When a lender cancels your debt, you may have to report this as taxable income on your federal income taxes, unless there is an exception. If you're required to report the cancelled debt, the lender will send IRS Form 1099-C to you.
Why Are Debts Cancelled?The lender may cancel your debt for a number of reasons:
- The statute of limitations expired and the court entered a judgment to this fact.
- You've made an agreement with the lender to cancel the debt, e.g. debt settlement.
- The lender has a business policy of discontinuing collection activity after a certain period of time.
Tax Income Reporting Exclusions
There are certain situations in which your debt can be cancelled, but you don't have to report it as taxable income.
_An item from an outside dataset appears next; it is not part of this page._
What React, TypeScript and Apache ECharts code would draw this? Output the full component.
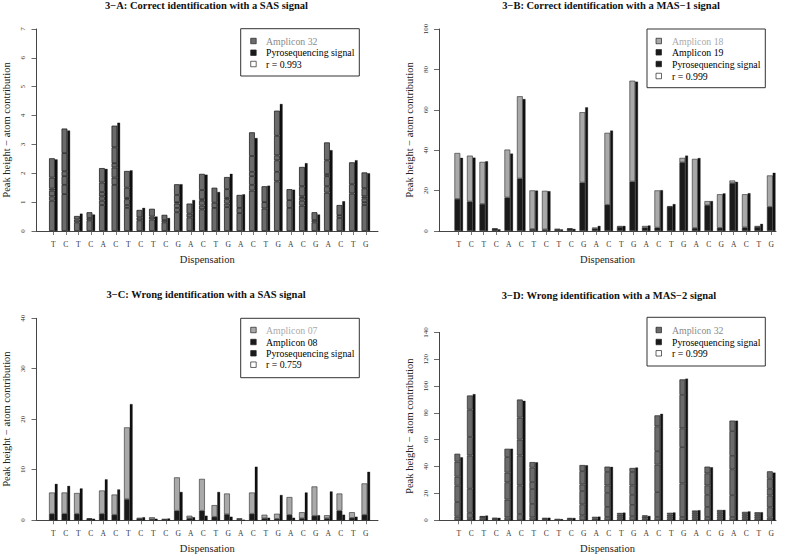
import React, { useEffect, useRef } from 'react';
import * as echarts from 'echarts';

// ---------- data ----------
const dispensation = ['T','C','T','C','A','C','T','C','T','C','G','A','C','T','G','A','C','T','G','A','C','G','A','C','T','G'];

// Panel 3-A: Amplicon 32, internal atom boundaries (cumulative heights) and totals
const atomLinesA: number[][] = [
  [1.05, 1.2, 1.4, 1.47, 1.85], [1.28, 1.6, 1.9, 2.07, 2.7], [0.3, 0.4], [0.37, 0.45],
  [0.9, 1.05, 1.2, 1.35, 1.68], [1.6, 1.85, 2.2, 2.35, 2.9], [0.8, 0.9, 1.1, 1.15, 1.5],
  [0.37, 0.47], [0.4, 0.5], [0.3, 0.38], [0.65, 0.8, 0.95, 1.0, 1.25], [0.47, 0.6],
  [0.75, 0.88, 1.05, 1.1, 1.42], [0.8, 0.98], [0.83, 0.95, 1.1, 1.15, 1.45], [0.62, 0.8],
  [1.4, 1.6, 1.9, 2.05, 2.6], [0.78, 1.0], [1.72, 2.05, 2.45, 2.62, 3.3], [0.8, 1.07],
  [0.88, 1.05, 1.15, 1.2, 1.55], [0.3, 0.38], [1.33, 1.55, 1.9, 1.97, 2.45], [0.45, 0.55],
  [1.3, 1.62], [0.9, 1.0, 1.13, 1.2, 1.48],
];
const totalA = [2.52, 3.55, 0.52, 0.65, 2.18, 3.65, 2.08, 0.73, 0.77, 0.56, 1.62, 0.95, 1.98, 1.5, 1.87, 1.25, 3.42, 1.55, 4.17, 1.45, 2.22, 0.65, 3.07, 0.9, 2.38, 2.03];
const pyroA = [2.48, 3.48, 0.6, 0.57, 2.15, 3.75, 2.1, 0.8, 0.5, 0.45, 1.62, 1.07, 1.95, 1.35, 1.98, 1.27, 3.22, 1.57, 4.4, 1.43, 2.35, 0.57, 2.8, 1.03, 2.45, 2.0];

// Panel 3-B
const amp19B = [15.9, 14.6, 13.4, 1.1, 16.6, 26, 1, 0.8, 0.8, 1.1, 24, 1.2, 13, 2, 24.5, 1.7, 1.7, 12, 34, 1.5, 12.8, 1.6, 23.7, 1.8, 2, 12];
const amp18B = [22.7, 22.7, 20.8, 0.1, 23.7, 40.7, 19.1, 19.1, 0.2, 0.2, 34.8, 0.5, 35.6, 0.5, 49.9, 0.8, 18.4, 0.3, 2.2, 34.2, 2.0, 16.6, 1.3, 16.4, 0.5, 15.5];
const pyroB = [36.2, 36.3, 34.5, 0.8, 38.3, 65.3, 20, 19.7, 0.8, 1.0, 61.2, 2.5, 49.7, 2.5, 73.9, 2.7, 20.2, 13.3, 37.3, 36.1, 14.8, 18.6, 24.3, 18.7, 3.5, 28.8];

// Panel 3-C
const amp08C = [1.3, 1.3, 1.3, 0.3, 1.3, 1.1, 4.2, 0.3, 0.2, 0.15, 1.9, 0.4, 1.9, 0.7, 1.2, 0.2, 1.3, 0.4, 0.3, 1.1, 0.4, 0.9, 0.4, 1.9, 0.5, 1.1];
const amp07C = [4.2, 4.2, 4.1, 0.1, 4.6, 4.0, 14.2, 0.2, 0.4, 0.1, 6.6, 0.5, 6.3, 2.3, 4.1, 0.2, 4.2, 0.7, 1.0, 3.5, 1.2, 5.8, 0.6, 3.4, 1.1, 6.2];
const pyroC = [7.2, 6.8, 6.3, 0.3, 8.1, 6.1, 23.0, 0.6, 0.3, 0.35, 5.6, 0.6, 0.9, 5.6, 0.7, 0.1, 10.6, 0.5, 5.0, 0.5, 5.5, 1.0, 5.7, 1.1, 0.7, 9.6];

// Panel 3-D: Amplicon 32
const atomLinesD: number[][] = [
  [2.7, 13.6, 25.8, 32.5, 43.7], [1.5, 5.6, 23.5, 48.3, 62.1, 82.4], [1.5, 2.5], [1.0],
  [2.2, 15.4, 28.3, 35.5, 47.1], [4.7, 26, 48.3, 60.1, 76.5], [2.2, 12.2, 23.3, 28.5, 39.2],
  [1.0], [], [1.0], [3.7, 11.9, 21.8, 26.7, 36.6], [1.2], [2.5, 10, 20.5, 26, 36],
  [1.5, 3, 4.3], [3, 11.5, 19, 26, 36], [1.5, 2.7], [2.5, 21, 41.5, 51.5, 70], [1.5, 3, 4.3],
  [2.5, 27.5, 54.5, 68.5, 93.5], [1.5, 3, 4.5, 6], [2.5, 10, 19, 26, 35], [1.5, 3, 4.5, 6],
  [2.5, 18.7, 38, 48, 66.5], [1.5, 3, 4.5], [1.5, 3, 4.5], [2, 9.7, 18.5, 23.5, 31],
];
const totalD = [49.6, 93, 3.2, 2.0, 53.3, 90, 43.4, 1.9, 1.1, 1.8, 41.2, 2.6, 40, 5.5, 39, 3.7, 78.2, 5.6, 105, 7.3, 40, 7.7, 74.3, 6.3, 6.0, 36.5];
const pyroD = [46.9, 94, 3.5, 1.8, 53.3, 89, 43.2, 1.9, 0.9, 1.7, 41, 2.7, 39.8, 5.7, 39.3, 3.2, 79.3, 5.8, 105.5, 7.5, 39.5, 7.7, 74.2, 6.6, 6.0, 35.5];

const titles = [
  '3\u2212A: Correct identification with a SAS signal',
  '3\u2212B: Correct identification with a MAS\u22121 signal',
  '3\u2212C: Wrong identification with a SAS signal',
  '3\u2212D: Wrong identification with a MAS\u22122 signal',
];
const yMax = [7, 100, 40, 140];
const yStep = [1, 20, 10, 20];
const yName = 'Peak height \u2212 atom contribution';
const xName = 'Dispensation';

const legendLabelsA = ['Amplicon 32', 'Pyrosequencing signal', 'r = 0.993'];
const legendLabelsB = ['Amplicon 18', 'Amplicon 19', 'Pyrosequencing signal', 'r = 0.999'];
const legendLabelsC = ['Amplicon 07', 'Amplicon 08', 'Pyrosequencing signal', 'r = 0.759'];
const legendLabelsD = ['Amplicon 32', 'Pyrosequencing signal', 'r = 0.999'];

// ---------- styles / layout ----------
const DARK = '#6b6b6b';
const LIGHT = '#a9a9a9';
const BLACK = '#1a1a1a';
const FONT = 'Liberation Serif';

const geo = [
  { axisLeft: 34.5, axisRight: 378, top: 29, height: 202, barsLeft: 47.05, barsWidth: 325, titleX: 206.5, titleY: 5 },
  { axisLeft: 439, axisRight: 776, top: 29, height: 202, barsLeft: 452.45, barsWidth: 325, titleX: 611, titleY: 5 },
  { axisLeft: 34.5, axisRight: 378, top: 318.3, height: 202, barsLeft: 47.05, barsWidth: 325, titleX: 206, titleY: 294.3 },
  { axisLeft: 439, axisRight: 776, top: 332.4, height: 187.9, barsLeft: 452.45, barsWidth: 325, titleX: 609, titleY: 295 },
];

const legends = [
  { x: 240.7, y: 28.7, w: 118.6, h: 47.3, sqX: 250.7, txtX: 266, rows: [41, 52.7, 64], labels: legendLabelsA,
    fills: [DARK, BLACK, '#ffffff'], textColors: ['#8a8a8a', '#000', '#000'] },
  { x: 647, y: 29, w: 118.3, h: 58.7, sqX: 656, txtX: 672, rows: [41, 52.3, 64, 76], labels: legendLabelsB,
    fills: [LIGHT, BLACK, BLACK, '#ffffff'], textColors: ['#aaaaaa', '#000', '#000', '#000'] },
  { x: 240.7, y: 318.3, w: 118.6, h: 59.4, sqX: 250.7, txtX: 266, rows: [330, 342, 353.3, 364.7], labels: legendLabelsC,
    fills: [LIGHT, BLACK, BLACK, '#ffffff'], textColors: ['#aaaaaa', '#000', '#000', '#000'] },
  { x: 647, y: 317.3, w: 118.3, h: 48.7, sqX: 656, txtX: 672, rows: [330, 342, 353.3], labels: legendLabelsD,
    fills: [DARK, BLACK, '#ffffff'], textColors: ['#8a8a8a', '#000', '#000'] },
];

const WIDE = 5.8;
const THIN = 2.7;

function segments(lines: number[][], totals: number[]): number[][] {
  return lines.map((ls, i) => {
    const b = [0, ...ls, totals[i]];
    const out: number[] = [];
    for (let k = 1; k < b.length; k++) out.push(+(b[k] - b[k - 1]).toFixed(4));
    return out;
  });
}

function atomSeries(name: string, segs: number[][], axisIdx: number, stack: string, lineColor: string) {
  const maxSeg = Math.max(...segs.map((s) => s.length));
  const out: any[] = [];
  for (let k = 0; k < maxSeg; k++) {
    out.push({
      type: 'bar', name, stack, xAxisIndex: axisIdx, yAxisIndex: axisIdx,
      barWidth: WIDE, barGap: '0%',
      data: segs.map((s) => (k < s.length ? s[k] : '-')),
      itemStyle: { color: DARK, borderColor: lineColor, borderWidth: 0.75 },
    });
  }
  return out;
}

function pyroSeries(data: number[], axisIdx: number) {
  return {
    type: 'bar', name: 'Pyrosequencing signal', xAxisIndex: axisIdx, yAxisIndex: axisIdx,
    barWidth: THIN, barGap: '0%', data,
    itemStyle: { color: '#111111', borderColor: '#000', borderWidth: 0.3 },
  };
}

function plainSeries(name: string, data: number[], axisIdx: number, stack: string, color: string) {
  return {
    type: 'bar', name, stack, xAxisIndex: axisIdx, yAxisIndex: axisIdx,
    barWidth: WIDE, barGap: '0%', data,
    itemStyle: { color, borderColor: '#2a2a2a', borderWidth: 0.6 },
  };
}

function buildOption() {
  const grid: any[] = [];
  const xAxis: any[] = [];
  const yAxis: any[] = [];
  geo.forEach((g, p) => {
    grid.push({ left: g.axisLeft, top: g.top, width: g.axisRight - g.axisLeft, height: g.height });
    grid.push({ left: g.barsLeft, top: g.top, width: g.barsWidth, height: g.height });
    xAxis.push({
      type: 'value', gridIndex: 2 * p, min: 0, max: 1,
      axisLine: { show: true, lineStyle: { color: '#444', width: 1 } },
      axisTick: { show: false }, axisLabel: { show: false }, splitLine: { show: false },
      name: xName, nameLocation: 'middle', nameGap: 23,
      nameTextStyle: { fontFamily: FONT, fontSize: 10.5, color: '#222' },
    });
    xAxis.push({
      type: 'category', gridIndex: 2 * p + 1, data: dispensation, boundaryGap: true,
      axisLine: { show: false },
      axisTick: { show: true, alignWithLabel: true, length: 4, lineStyle: { color: '#555', width: 0.8 } },
      axisLabel: { interval: 0, fontFamily: FONT, fontSize: 7.5, color: '#333', margin: 9 },
      splitLine: { show: false },
    });
    yAxis.push({
      type: 'value', gridIndex: 2 * p, min: 0, max: yMax[p], interval: yStep[p],
      axisLine: { show: true, lineStyle: { color: '#444', width: 1 } },
      axisTick: { show: true, length: 5, lineStyle: { color: '#444', width: 0.8 } },
      axisLabel: { rotate: 90, fontFamily: FONT, fontSize: 7, color: '#333', margin: 10 },
      splitLine: { show: false },
      name: yName, nameLocation: 'middle', nameRotate: 90, nameGap: 24.5,
      nameTextStyle: { fontFamily: FONT, fontSize: 10.5, color: '#222' },
    });
    yAxis.push({
      type: 'value', gridIndex: 2 * p + 1, min: 0, max: yMax[p], show: false,
      splitLine: { show: false },
    });
  });

  const series: any[] = [
    ...atomSeries('Amplicon 32', segments(atomLinesA, totalA), 1, 'A', '#1a1a1a'),
    pyroSeries(pyroA, 1),
    plainSeries('Amplicon 19', amp19B, 3, 'B', BLACK),
    plainSeries('Amplicon 18', amp18B, 3, 'B', LIGHT),
    pyroSeries(pyroB, 3),
    plainSeries('Amplicon 08', amp08C, 5, 'C', BLACK),
    plainSeries('Amplicon 07', amp07C, 5, 'C', LIGHT),
    pyroSeries(pyroC, 5),
    ...atomSeries('Amplicon 32 ', segments(atomLinesD, totalD), 7, 'D', '#2e2e2e'),
    pyroSeries(pyroD, 7),
  ];

  const graphic: any[] = [];
  geo.forEach((g, p) => {
    graphic.push({
      type: 'text', x: g.titleX, y: g.titleY,
      style: {
        text: titles[p], fontFamily: FONT, fontWeight: 'bold', fontSize: 10.5, fill: '#111',
        textAlign: 'center', textVerticalAlign: 'middle', align: 'center', verticalAlign: 'middle',
      },
    });
  });
  legends.forEach((L) => {
    graphic.push({
      type: 'rect', shape: { x: L.x, y: L.y, width: L.w, height: L.h },
      style: { fill: '#ffffff', stroke: '#333', lineWidth: 1 }, z: 10,
    });
    L.rows.forEach((ry, i) => {
      graphic.push({
        type: 'rect', shape: { x: L.sqX, y: ry - 2.75, width: 5.5, height: 5.5 },
        style: { fill: L.fills[i], stroke: '#222', lineWidth: 0.7 }, z: 11,
      });
      graphic.push({
        type: 'text', x: L.txtX, y: ry, z: 11,
        style: {
          text: L.labels[i], fontFamily: FONT, fontSize: 9.8, fill: L.textColors[i],
          textAlign: 'left', textVerticalAlign: 'middle', align: 'left', verticalAlign: 'middle',
        },
      });
    });
  });

  return {
    animation: false,
    backgroundColor: '#ffffff',
    textStyle: { fontFamily: FONT },
    grid, xAxis, yAxis, series, graphic,
  };
}

export default function App() {
  const ref = useRef<HTMLDivElement>(null);
  useEffect(() => {
    if (!ref.current) return;
    const chart = echarts.init(ref.current, undefined, { renderer: 'svg' });
    chart.setOption(buildOption() as any);
    return () => chart.dispose();
  }, []);
  return (
    <div
      ref={ref}
      style={{ position: 'absolute', left: 0, top: 0, width: 785, height: 555, background: '#fff' }}
    />
  );
}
- The debt was discharged in bankruptcy (unless the debt was incurred for business or investment purposes).
- Student loans that are forgiven by an educational institution that's tax-exempt and you work for a certain number of years for a qualified employer. (See IRS Publication 970, Chapter 5 for more information.)
- The debt was from a mortgage on a primary residence lost in foreclosure, sold in a short sale, or from a restructured mortgage. You'll still need to include this forgiven mortgage on your tax return, but on Form 982, and shouldn't face any tax penalty on it. See IRS Publication 908 for more information.
- You were insolvent by least the amount of the cancelled debt at the time the debt was cancelled. Being insolvent means your liabilities outweigh the fair market value of your assets. In other words, you had a negative net worth when the debt was cancelled. To take the insolvency exclusion for cancelled debt, you need to file IRS Form 982.
State Law For Cancelled Debts
Your state's tax law for cancelled debts may differ from that of federal tax law. Consult a tax professional, e.g. an accountant or attorney, to confirm your state's tax law about reporting cancelled debts as taxable income.